Liverpool Sound and Vision Rating 7.5/10
Cast: Kenneth Cranham, Timothy Spall, David Hayman, Alex Norton, Brian F. O’ Byrne, Geoff Bell, Nasser Memarzia, Amira Ghazalla, Lucy Thackeray, Tom Christian, Thomas Coombes, T’Nia Miller, Paul Blackwell, Karl Farrer, Ian Puleston-Davies, Deborah Rock, Toni Thorpe.
Crime may not pay, but it sure seems to sell. You only have to look inside any national bookshop and see the array of literature and investigational journalism that covers the subject to understand how we perhaps see those that spend their time immersed on being the wrong side of the law, more than just villains, they are the people in which we seem, depending on the nature of the criminal act committed, to owe respect to, we see in them our darker selves, and where as we won’t admit to wanting to break the law, the conversations we may have had, especially when it comes to robbery, when asked, what amount would you have to steal to walk in those shoes, what is the price of your soul?
You must always get the cynical thought out of your mind first, for then you can concentrate on the positive where and when they must fall; however, and despite the strength of the acting fraternity on screen, it seems that there is a deep fascination within media for the story behind the robbery of Hatton Garden that has not really had the call for it be so, that the memory of the event is still very much within recent times enough to already have received television and film treatment, and by adding a third into the mix just gives off the impression that the nation is obsessed by the crime.
Hatton Garden has become a byword for celebrity criminality, in the same vein as the Great Train Robbery, and it is in the conviction, the sheer audacity of the perpetrators themselves that gives the cause celebre its national fascination. It may be difficult to understand the wealth of good luck to ’em syndrome which accompanies these acts, but in Paul Whittington’s direction of Kenneth Cranham, David Hayman and Timothy Spall, perhaps that difficulty is overcome, and whilst we can dissociate ourselves from the actual gang that took a vast fortune of other people’s money and jewels, it is uncomplicated to see the sympathy generated when placed in the hands of actors who bring a different dimension to the real life characters.

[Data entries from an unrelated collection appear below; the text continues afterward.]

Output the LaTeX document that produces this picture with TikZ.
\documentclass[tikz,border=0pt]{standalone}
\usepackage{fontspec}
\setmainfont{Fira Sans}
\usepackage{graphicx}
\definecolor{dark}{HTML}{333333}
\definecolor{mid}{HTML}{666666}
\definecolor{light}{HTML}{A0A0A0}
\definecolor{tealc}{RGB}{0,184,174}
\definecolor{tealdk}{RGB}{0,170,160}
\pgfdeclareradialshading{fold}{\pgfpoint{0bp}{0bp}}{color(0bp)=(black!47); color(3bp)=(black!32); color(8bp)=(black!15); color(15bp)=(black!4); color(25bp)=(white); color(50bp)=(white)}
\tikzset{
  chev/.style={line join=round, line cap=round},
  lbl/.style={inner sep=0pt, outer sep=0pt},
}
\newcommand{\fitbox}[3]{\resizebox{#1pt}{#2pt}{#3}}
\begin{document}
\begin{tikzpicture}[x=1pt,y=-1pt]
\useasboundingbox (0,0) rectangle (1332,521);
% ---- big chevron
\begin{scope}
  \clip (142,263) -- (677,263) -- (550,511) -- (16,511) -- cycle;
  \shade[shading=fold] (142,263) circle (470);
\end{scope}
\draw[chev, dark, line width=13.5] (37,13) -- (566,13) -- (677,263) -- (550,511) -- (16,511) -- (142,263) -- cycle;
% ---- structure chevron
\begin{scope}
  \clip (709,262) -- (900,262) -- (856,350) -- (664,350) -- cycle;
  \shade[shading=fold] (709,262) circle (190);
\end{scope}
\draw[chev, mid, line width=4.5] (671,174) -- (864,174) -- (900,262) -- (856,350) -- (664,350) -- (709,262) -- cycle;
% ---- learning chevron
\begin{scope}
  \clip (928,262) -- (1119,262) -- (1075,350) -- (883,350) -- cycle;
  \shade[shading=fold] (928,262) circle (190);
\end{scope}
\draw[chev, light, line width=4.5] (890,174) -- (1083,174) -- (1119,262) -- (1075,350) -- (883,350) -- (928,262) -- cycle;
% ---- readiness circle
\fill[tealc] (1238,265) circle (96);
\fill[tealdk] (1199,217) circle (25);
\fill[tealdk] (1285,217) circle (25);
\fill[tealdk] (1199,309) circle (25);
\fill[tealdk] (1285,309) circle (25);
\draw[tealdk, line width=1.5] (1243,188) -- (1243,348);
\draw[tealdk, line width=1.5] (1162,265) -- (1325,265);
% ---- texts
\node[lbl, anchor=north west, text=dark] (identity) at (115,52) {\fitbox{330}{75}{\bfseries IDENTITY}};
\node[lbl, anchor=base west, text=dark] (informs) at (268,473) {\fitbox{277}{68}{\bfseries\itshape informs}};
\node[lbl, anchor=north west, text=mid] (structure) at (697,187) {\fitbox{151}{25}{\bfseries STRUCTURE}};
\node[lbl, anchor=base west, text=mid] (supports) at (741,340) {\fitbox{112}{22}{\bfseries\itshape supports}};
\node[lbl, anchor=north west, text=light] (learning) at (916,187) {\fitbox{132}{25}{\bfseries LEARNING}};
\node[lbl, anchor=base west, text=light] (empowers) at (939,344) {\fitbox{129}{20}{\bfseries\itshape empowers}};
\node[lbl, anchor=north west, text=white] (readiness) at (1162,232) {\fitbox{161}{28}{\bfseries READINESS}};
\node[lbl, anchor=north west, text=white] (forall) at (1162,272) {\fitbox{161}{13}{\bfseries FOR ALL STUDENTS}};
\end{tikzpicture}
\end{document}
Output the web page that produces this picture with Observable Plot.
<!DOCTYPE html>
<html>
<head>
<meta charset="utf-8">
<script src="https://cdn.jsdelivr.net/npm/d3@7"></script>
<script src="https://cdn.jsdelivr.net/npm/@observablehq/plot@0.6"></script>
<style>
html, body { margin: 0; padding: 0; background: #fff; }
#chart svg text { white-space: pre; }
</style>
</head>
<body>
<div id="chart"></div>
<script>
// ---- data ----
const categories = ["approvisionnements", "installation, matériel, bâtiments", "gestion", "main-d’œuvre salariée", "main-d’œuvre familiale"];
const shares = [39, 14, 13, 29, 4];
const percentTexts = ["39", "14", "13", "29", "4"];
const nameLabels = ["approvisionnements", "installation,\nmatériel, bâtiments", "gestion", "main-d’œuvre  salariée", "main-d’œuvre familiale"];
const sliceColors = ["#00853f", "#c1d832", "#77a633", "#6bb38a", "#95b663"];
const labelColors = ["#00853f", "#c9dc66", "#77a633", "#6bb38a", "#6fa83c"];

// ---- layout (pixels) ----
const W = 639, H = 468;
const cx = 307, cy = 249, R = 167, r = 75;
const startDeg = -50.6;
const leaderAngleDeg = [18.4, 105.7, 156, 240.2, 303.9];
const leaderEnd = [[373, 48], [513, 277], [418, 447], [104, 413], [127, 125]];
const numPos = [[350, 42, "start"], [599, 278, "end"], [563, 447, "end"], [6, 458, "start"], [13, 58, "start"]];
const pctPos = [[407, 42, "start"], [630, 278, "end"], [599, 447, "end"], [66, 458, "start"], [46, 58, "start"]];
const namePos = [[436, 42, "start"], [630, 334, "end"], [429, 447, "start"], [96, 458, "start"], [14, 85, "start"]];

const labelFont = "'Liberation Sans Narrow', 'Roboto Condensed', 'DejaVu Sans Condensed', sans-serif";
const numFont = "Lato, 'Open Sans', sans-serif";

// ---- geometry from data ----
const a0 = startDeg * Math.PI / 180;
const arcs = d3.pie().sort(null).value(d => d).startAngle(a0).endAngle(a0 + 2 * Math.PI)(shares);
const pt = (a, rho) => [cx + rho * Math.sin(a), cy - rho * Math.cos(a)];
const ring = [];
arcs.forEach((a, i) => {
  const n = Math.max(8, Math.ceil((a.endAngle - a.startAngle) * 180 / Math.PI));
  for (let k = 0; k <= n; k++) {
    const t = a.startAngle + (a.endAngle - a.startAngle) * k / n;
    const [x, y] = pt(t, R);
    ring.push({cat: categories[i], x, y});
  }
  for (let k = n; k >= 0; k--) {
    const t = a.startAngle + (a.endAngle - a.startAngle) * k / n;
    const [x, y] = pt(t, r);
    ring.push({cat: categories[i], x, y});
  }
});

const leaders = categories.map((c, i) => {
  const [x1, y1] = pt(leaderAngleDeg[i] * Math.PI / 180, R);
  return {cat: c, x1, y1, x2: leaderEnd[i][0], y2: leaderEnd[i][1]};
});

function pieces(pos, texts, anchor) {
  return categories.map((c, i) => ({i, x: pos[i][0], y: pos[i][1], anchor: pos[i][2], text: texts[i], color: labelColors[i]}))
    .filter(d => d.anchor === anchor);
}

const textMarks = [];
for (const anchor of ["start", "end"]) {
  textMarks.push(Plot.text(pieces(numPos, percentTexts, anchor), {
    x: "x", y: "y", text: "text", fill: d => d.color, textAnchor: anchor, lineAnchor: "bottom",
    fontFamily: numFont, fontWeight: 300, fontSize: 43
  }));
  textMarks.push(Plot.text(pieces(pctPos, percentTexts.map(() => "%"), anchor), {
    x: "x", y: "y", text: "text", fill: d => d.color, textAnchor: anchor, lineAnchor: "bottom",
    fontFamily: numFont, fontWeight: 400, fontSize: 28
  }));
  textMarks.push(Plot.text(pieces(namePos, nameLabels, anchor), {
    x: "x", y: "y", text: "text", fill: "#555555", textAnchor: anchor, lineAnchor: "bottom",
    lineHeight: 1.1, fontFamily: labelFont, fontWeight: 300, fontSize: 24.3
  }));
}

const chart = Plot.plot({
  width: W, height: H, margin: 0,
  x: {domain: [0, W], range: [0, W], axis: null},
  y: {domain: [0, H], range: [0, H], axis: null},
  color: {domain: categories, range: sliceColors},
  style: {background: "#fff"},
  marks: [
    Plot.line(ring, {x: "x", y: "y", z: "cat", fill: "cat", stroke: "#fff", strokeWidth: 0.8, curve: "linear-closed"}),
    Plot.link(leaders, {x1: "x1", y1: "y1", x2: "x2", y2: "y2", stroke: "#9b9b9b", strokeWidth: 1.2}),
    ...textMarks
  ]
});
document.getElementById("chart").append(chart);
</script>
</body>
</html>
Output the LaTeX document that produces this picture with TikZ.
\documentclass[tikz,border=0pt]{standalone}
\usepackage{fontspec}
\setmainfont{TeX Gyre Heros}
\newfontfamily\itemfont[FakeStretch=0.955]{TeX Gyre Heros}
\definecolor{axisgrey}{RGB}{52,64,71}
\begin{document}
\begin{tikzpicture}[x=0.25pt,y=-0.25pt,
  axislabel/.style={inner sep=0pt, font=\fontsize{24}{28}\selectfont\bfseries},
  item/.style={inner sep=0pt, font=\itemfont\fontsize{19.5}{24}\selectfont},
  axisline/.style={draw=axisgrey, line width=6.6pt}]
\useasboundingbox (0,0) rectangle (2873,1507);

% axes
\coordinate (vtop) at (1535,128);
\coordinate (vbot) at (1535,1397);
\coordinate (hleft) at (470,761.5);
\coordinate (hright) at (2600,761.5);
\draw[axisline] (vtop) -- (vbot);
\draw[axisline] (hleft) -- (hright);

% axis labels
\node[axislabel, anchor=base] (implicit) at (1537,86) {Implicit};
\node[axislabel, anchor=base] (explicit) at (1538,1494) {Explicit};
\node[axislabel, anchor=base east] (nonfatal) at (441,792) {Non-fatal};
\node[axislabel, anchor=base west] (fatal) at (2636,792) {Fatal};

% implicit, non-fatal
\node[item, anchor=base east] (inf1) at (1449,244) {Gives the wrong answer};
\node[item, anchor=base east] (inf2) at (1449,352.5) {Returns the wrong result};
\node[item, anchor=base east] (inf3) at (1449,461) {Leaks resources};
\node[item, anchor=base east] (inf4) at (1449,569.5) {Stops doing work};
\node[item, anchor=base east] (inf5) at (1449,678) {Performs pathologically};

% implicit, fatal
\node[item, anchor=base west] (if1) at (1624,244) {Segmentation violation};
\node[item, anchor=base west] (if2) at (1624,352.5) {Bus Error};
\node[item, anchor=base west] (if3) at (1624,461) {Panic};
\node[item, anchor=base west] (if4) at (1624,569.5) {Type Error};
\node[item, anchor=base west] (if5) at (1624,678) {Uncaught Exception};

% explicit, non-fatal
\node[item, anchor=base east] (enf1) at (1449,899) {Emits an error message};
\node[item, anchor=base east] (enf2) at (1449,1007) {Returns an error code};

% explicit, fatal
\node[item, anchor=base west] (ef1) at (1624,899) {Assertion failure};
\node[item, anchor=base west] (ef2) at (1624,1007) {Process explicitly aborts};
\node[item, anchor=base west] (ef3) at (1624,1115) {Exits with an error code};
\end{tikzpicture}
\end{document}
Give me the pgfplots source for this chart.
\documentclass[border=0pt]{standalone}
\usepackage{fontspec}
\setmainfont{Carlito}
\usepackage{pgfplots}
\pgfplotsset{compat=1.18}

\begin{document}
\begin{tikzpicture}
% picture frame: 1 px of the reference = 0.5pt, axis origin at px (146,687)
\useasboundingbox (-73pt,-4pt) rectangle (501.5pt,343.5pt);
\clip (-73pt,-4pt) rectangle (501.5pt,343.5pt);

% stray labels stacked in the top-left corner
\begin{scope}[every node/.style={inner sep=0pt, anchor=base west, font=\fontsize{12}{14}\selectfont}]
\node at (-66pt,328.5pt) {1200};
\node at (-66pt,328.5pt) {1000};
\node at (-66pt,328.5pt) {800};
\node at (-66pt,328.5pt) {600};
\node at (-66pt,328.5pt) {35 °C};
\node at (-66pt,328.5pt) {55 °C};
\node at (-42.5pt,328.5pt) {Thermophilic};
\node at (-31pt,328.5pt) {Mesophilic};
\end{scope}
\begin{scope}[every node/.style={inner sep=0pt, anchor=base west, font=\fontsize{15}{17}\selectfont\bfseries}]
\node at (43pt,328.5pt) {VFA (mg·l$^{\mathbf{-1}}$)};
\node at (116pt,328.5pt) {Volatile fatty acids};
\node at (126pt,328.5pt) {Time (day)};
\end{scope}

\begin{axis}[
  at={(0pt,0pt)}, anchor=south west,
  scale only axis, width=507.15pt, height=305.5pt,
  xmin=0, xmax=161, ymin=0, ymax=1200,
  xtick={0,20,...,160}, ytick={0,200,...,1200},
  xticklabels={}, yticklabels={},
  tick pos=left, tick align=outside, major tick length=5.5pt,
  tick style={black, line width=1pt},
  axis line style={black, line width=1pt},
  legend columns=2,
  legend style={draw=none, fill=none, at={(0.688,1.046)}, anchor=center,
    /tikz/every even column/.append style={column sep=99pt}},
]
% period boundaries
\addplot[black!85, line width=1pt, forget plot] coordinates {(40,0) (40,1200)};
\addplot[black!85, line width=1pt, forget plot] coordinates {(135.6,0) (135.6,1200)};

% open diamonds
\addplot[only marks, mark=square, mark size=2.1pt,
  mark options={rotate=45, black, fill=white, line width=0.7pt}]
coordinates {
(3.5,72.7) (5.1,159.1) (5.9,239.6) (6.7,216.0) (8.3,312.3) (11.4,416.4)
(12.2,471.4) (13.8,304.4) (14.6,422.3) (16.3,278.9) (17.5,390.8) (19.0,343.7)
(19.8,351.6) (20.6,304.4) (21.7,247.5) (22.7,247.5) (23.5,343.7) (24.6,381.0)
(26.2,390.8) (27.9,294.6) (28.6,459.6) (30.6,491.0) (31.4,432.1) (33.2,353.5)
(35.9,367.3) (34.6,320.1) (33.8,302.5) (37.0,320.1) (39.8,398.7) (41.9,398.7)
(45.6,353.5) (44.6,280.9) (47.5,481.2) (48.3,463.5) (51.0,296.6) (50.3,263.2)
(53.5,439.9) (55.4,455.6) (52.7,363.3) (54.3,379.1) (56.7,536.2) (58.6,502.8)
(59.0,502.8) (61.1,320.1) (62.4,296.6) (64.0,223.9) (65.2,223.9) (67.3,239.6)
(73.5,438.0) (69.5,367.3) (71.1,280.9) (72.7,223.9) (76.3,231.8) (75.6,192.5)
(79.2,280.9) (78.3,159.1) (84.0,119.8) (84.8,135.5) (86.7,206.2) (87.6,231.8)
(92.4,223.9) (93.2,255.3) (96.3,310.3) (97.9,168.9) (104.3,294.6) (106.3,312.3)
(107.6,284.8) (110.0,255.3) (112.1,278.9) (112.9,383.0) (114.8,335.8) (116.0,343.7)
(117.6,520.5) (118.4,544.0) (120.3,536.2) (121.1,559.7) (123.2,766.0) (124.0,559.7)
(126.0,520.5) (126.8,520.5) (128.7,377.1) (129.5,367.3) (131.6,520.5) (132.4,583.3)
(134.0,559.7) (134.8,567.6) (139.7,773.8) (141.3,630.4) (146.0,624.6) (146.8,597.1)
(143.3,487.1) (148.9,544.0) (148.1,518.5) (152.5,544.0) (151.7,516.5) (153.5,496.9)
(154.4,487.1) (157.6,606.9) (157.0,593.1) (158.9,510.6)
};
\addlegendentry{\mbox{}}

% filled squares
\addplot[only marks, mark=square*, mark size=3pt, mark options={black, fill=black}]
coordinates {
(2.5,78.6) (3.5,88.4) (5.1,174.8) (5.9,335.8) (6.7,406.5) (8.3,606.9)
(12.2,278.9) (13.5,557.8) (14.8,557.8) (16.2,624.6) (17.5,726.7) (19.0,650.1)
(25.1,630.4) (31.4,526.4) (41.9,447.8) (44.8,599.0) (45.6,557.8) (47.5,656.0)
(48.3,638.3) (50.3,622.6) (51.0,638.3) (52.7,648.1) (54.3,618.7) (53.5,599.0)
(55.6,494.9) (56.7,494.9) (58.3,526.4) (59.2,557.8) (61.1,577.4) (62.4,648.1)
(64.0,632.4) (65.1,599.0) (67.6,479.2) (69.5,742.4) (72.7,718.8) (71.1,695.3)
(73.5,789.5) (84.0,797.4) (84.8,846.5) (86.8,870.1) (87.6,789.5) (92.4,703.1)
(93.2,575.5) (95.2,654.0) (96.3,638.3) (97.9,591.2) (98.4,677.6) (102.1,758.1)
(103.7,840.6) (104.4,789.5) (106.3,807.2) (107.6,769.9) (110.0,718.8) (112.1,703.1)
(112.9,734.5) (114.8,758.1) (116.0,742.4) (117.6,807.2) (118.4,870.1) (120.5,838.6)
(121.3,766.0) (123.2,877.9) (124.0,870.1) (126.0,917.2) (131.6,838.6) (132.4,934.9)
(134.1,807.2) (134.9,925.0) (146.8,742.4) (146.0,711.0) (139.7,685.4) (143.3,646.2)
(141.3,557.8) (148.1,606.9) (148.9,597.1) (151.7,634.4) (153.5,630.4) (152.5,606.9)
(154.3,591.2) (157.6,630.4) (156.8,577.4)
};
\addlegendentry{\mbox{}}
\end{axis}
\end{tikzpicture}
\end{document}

The overriding issue facing this four-part serial is how to continue justifying cinema and television’s angle on an event that is only a few years old, daring and provocative though it may be, it still doesn’t hold that the air time spared and consumed by the event is arguably warranted; after all how much more can be said when we surely have been given all the perspectives and answers that are required to make up our minds about it.
A good drama; intelligently told but placed within a subject matter that has become too constricted to matter fully.